Australarus Temporal range: Early Miocene PreꞒ Ꞓ O S D C P T J K Pg N

Scientific classification
- Kingdom: Animalia
- Phylum: Chordata
- Class: Aves
- Order: Charadriiformes
- Family: Laridae
- Genus: †Australarus De Pietri et al., 2025
- Species: †A. bakeri
- Binomial name: †Australarus bakeri De Pietri et al., 2025

= Australarus =

- Genus: Australarus
- Species: bakeri
- Authority: De Pietri et al., 2025
- Parent authority: De Pietri et al., 2025

Extinct genus of birds

Australarus (south gull) is a genus of extinct gull like bird that lived in New Zealand in the early Miocene. It currently only contains one species: Australarus bakeri.

== Discovery and naming ==
The holotype was first collected on 17 March 2019 in the Bannockburn formation in St Bathans, consisting only of the right humerus.
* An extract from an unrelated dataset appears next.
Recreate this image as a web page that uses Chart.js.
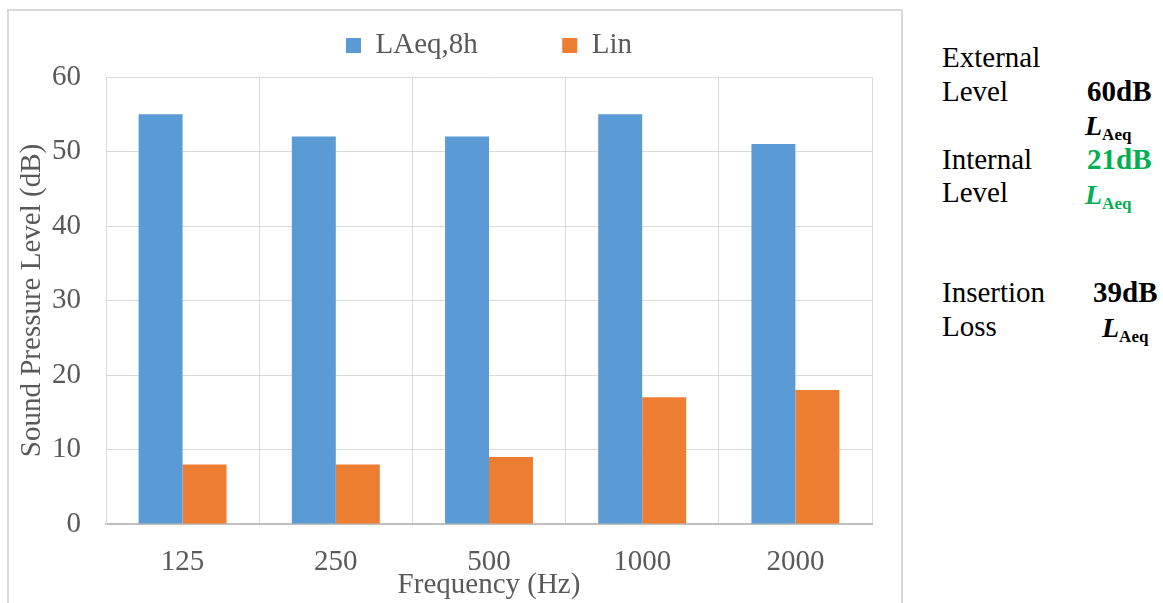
<!DOCTYPE html>
<html>
<head>
<meta charset="utf-8">
<script src="https://cdn.jsdelivr.net/npm/chart.js@4"></script>
<style>
  html, body { margin: 0; padding: 0; background: #fff; }
  body { width: 1163px; height: 603px; position: relative; overflow: hidden; font-family: 'Liberation Serif', 'Times New Roman', serif; }
  #frame { position: absolute; left: 7px; top: 9px; width: 892px; height: 640px; border: 2px solid #d9d9d9; }
  #wrap { position: absolute; left: 0; top: 0; width: 905px; height: 603px; }
  .t { position: absolute; font-size: 29px; line-height: 29px; color: #000; white-space: nowrap; }
  .b { font-weight: bold; }
  .g { color: #00b050; }
  .L { font-weight: bold; font-style: italic; font-size: 28px; }
  .sub { font-weight: bold; font-size: 17px; position: relative; top: 5px; font-style: normal; }
</style>
</head>
<body>
<div id="frame"></div>
<div id="wrap"><canvas id="chart" width="905" height="603"></canvas></div>

<div class="t" style="left:942px; top:43px;">External</div>
<div class="t" style="left:942px; top:77px;">Level</div>
<div class="t b" style="left:1087px; top:77px;">60dB</div>
<div class="t" style="left:1085px; top:111px;"><span class="L">L</span><span class="sub">Aeq</span></div>
<div class="t" style="left:942px; top:145px;">Internal</div>
<div class="t b g" style="left:1087px; top:145px;">21dB</div>
<div class="t" style="left:942px; top:178px;">Level</div>
<div class="t g" style="left:1085px; top:180px;"><span class="L">L</span><span class="sub">Aeq</span></div>
<div class="t" style="left:942px; top:278px;">Insertion</div>
<div class="t b" style="left:1093px; top:278px;">39dB</div>
<div class="t" style="left:942px; top:312px;">Loss</div>
<div class="t" style="left:1102px; top:313px;"><span class="L">L</span><span class="sub">Aeq</span></div>

<script>
const categories = ['125', '250', '500', '1000', '2000'];
const laeqValues = [55, 52, 52, 55, 51];
const linValues = [8, 8, 9, 17, 18];
const seriesNames = ['LAeq,8h', 'Lin'];
const yMin = 0, yMax = 60, yStep = 10;

const serif = "'Liberation Serif', 'Times New Roman', serif";
const grey = '#595959';

// wider gap after the first legend entry, like the original
const legendGap = '          ';

new Chart(document.getElementById('chart'), {
  type: 'bar',
  data: {
    labels: categories,
    datasets: [
      { label: seriesNames[0], data: laeqValues, backgroundColor: '#5b9bd5' },
      { label: seriesNames[1], data: linValues, backgroundColor: '#ed7d31' }
    ]
  },
  options: {
    responsive: false,
    animation: false,
    devicePixelRatio: 1,
    layout: { padding: { left: 11, right: 33, top: 19, bottom: 0 } },
    datasets: { bar: { categoryPercentage: 0.574, barPercentage: 1, borderWidth: 0 } },
    plugins: {
      tooltip: { enabled: false },
      legend: {
        position: 'top',
        fullSize: false,
        labels: {
          boxWidth: 15,
          boxHeight: 15,
          padding: 12,
          color: grey,
          font: { family: serif, size: 29 },
          generateLabels(chart) {
            const items = Chart.defaults.plugins.legend.labels.generateLabels(chart);
            items[0].text = items[0].text + legendGap;
            return items;
          }
        }
      },
      subtitle: {
        display: true,
        text: ' ',
        position: 'top',
        fullSize: false,
        weight: 500,
        font: { size: 1, lineHeight: 1 },
        padding: { top: 0, bottom: 6 }
      }
    },
    scales: {
      x: {
        grid: { color: '#d9d9d9', drawTicks: false, offset: true },
        border: { color: '#bfbfbf', width: 2 },
        ticks: { color: grey, font: { family: serif, size: 29 }, padding: 21 },
        title: { display: true, text: 'Frequency (Hz)', color: grey, font: { family: serif, size: 29 }, padding: { top: 0, bottom: 0 } },
        afterFit(scale) { scale.height = 79; }
      },
      y: {
        min: yMin,
        max: yMax,
        grid: { color: '#d9d9d9', drawTicks: false },
        border: { color: '#d9d9d9' },
        ticks: { stepSize: yStep, color: grey, font: { family: serif, size: 29 }, padding: 25 },
        title: { display: true, text: 'Sound Pressure Level (dB)', color: grey, font: { family: serif, size: 29 }, padding: { top: 4, bottom: 0 } },
        afterFit(scale) { scale.width = 95; }
      }
    }
  }
});
</script>
</body>
</html>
More remains were found in Malta Creek, and Croc Site 1 which included coracoids and quadrates. Some tentative material has also been assigned to this taxon, including a sternum.
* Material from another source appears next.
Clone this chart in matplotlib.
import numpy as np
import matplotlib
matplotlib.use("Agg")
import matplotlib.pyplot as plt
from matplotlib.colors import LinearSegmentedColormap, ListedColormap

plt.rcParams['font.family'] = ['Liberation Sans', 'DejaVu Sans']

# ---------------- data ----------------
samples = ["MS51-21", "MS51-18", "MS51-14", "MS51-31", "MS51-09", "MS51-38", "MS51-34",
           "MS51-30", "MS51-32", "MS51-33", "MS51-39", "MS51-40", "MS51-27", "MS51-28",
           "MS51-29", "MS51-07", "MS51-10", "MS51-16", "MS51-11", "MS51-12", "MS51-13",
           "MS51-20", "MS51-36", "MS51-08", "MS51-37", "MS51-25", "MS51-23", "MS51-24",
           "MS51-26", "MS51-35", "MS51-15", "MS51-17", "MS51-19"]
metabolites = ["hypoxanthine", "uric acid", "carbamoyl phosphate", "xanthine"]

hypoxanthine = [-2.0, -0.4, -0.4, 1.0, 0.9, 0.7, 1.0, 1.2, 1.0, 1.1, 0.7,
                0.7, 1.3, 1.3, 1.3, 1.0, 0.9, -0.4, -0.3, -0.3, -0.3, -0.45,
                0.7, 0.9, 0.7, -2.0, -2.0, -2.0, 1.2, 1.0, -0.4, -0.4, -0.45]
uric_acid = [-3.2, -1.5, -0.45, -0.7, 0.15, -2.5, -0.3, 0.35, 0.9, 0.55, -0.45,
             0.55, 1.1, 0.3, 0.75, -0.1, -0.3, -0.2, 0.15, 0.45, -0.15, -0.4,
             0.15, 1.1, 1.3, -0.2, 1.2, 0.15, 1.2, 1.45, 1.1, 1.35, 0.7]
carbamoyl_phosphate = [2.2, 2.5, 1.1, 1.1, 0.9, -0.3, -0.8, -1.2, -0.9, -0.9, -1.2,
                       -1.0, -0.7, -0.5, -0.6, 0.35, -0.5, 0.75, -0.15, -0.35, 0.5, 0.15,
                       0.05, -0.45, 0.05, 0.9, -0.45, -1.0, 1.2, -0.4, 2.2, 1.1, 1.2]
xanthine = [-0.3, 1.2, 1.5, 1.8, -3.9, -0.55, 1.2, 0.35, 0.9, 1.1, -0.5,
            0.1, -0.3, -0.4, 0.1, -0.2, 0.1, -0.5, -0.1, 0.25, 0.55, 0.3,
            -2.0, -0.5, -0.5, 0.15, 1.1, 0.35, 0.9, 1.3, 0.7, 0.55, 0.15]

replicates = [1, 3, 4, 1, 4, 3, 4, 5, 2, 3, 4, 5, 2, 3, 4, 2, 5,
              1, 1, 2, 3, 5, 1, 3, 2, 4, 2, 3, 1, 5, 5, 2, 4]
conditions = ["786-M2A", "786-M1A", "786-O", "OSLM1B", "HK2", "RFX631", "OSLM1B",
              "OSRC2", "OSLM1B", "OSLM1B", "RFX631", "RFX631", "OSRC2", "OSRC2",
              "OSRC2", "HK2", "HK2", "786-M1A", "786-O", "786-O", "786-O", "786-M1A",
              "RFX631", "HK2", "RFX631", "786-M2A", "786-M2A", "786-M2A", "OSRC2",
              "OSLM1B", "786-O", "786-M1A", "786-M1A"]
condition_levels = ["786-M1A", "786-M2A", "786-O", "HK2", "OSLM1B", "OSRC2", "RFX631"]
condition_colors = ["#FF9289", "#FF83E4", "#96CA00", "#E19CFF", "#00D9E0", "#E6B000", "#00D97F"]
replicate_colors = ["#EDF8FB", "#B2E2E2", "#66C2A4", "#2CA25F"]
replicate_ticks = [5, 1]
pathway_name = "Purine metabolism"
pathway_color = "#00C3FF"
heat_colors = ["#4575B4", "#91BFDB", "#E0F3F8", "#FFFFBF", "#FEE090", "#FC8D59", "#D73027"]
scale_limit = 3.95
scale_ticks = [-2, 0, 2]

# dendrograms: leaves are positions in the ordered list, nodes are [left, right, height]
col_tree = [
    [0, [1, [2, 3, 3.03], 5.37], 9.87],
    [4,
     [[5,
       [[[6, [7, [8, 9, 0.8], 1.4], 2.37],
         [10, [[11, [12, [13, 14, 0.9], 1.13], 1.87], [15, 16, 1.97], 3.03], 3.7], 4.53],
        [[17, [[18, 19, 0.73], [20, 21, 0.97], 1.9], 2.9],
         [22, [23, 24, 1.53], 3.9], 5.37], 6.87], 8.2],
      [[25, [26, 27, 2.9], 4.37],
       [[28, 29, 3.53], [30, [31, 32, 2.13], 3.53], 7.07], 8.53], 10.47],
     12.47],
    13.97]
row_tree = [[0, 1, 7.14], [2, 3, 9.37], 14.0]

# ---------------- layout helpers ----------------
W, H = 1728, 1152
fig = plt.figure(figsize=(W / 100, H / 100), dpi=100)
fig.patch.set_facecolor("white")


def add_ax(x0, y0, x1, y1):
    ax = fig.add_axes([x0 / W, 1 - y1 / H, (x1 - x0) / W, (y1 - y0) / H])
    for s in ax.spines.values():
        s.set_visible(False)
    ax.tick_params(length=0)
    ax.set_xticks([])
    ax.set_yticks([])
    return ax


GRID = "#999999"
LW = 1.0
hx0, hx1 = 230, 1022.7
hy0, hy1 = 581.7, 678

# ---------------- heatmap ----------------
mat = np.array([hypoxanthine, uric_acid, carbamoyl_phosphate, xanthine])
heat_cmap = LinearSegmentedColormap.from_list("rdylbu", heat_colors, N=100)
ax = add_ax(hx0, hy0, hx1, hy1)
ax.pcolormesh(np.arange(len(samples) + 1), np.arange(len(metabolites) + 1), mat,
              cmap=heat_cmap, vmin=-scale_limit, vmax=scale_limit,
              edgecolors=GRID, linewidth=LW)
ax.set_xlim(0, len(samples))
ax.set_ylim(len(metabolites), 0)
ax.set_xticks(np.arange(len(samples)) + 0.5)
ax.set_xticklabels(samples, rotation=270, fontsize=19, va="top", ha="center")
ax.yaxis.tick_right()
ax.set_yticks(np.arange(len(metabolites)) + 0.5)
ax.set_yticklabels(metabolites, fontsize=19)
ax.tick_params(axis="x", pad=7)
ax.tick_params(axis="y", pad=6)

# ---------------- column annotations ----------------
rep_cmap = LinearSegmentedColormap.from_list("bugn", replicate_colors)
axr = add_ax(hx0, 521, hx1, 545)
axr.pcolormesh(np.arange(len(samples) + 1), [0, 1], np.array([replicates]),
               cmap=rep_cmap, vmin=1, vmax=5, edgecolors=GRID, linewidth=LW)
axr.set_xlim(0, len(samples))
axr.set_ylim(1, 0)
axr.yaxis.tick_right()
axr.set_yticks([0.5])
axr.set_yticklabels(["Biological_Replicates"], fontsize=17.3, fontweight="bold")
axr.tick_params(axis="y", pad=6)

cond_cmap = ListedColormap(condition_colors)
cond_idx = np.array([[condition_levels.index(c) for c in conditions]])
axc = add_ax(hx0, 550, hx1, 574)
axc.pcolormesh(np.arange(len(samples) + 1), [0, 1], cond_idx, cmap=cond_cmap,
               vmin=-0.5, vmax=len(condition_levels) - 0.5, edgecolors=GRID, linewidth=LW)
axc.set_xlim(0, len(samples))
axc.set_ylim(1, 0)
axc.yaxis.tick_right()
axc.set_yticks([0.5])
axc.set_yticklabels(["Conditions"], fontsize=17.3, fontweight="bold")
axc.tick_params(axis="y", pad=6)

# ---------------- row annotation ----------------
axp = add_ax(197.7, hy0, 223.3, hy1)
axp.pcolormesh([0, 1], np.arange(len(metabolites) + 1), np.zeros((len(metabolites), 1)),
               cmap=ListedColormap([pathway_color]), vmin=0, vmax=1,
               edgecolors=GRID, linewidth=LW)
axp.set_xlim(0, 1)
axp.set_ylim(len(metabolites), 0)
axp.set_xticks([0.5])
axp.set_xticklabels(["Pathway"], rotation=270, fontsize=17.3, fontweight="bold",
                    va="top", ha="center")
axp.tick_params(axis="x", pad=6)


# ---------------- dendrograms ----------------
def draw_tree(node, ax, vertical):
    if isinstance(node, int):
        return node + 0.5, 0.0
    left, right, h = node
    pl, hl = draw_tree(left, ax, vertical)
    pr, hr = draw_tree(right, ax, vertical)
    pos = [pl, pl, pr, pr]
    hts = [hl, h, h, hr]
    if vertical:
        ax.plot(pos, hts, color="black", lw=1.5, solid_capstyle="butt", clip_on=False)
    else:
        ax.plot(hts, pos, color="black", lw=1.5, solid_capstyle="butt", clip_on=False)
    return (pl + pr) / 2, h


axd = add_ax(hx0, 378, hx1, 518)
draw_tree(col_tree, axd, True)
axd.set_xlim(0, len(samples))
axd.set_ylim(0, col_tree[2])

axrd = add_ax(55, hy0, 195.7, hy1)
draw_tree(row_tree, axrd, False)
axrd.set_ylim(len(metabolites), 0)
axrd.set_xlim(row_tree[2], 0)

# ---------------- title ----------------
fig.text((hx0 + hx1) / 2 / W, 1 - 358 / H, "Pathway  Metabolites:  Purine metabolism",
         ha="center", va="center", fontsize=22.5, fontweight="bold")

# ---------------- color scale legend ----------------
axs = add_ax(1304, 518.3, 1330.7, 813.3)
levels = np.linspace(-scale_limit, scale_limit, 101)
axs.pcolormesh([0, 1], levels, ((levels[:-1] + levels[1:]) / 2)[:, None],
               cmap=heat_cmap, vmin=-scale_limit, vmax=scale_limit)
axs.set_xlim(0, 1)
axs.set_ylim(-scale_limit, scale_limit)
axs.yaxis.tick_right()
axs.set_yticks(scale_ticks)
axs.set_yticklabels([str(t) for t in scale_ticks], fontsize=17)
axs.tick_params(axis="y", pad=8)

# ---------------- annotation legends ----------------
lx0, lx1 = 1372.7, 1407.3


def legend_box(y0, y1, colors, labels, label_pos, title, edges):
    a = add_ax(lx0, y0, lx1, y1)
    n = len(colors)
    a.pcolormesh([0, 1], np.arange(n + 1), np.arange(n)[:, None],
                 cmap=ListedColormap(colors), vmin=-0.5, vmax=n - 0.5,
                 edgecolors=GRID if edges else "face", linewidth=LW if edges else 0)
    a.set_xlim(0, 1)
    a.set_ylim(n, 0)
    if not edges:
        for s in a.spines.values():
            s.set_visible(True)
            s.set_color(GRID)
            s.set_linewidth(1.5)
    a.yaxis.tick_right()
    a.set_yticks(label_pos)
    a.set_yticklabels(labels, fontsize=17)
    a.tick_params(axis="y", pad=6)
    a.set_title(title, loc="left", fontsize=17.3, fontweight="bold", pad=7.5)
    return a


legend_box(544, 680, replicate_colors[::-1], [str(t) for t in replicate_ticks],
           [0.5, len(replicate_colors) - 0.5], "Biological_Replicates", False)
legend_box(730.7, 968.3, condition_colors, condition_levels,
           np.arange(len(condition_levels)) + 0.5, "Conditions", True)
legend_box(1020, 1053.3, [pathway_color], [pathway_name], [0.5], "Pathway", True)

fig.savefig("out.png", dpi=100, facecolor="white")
The generic name combines the Latin word for south being austral and gull being larus, and the specific name is named in honour of Allan J Baker, a New Zealand ornithologist who studied the evolution of seabirds.

== Description ==
Australarus is a small species, being comparable to the least tern. It also lacks pneumatic holes (air holes) in the coracoid and humerus bones, suggesting it relied less on flight. Other diagnostic traits include the processus acrocoracoideus bulging on the ventral (lower) side of the coracoid, and an elongated crista deltopectoralis which both could suggest a stronger attachment with muscles.

== Classification ==
Australarus was found to be in the family of Laridae thanks to features such as a developed fossa pneumotricipitalis. Probable plesiomorphic (ancestral traits) and differences in modern members also seem to indicate that Australarus would have diverged early in Laridae.

== Paleobiology ==
Some of the recovered specimens have striated lines, which may indicate the presence of immature individuals.

== Paleoecology ==

Australarus was found in St Bathans, specifically in the Bannockburn formation, which was once a giant shallow freshwater lake. It would have lived with various other species like Proapteryx, and Cnemiornis catirae. Like most members in its family, it probably fed on small fish and aquatic invertebrates. It is also likely that Australarus bred there, with evidence of juvenile individuals.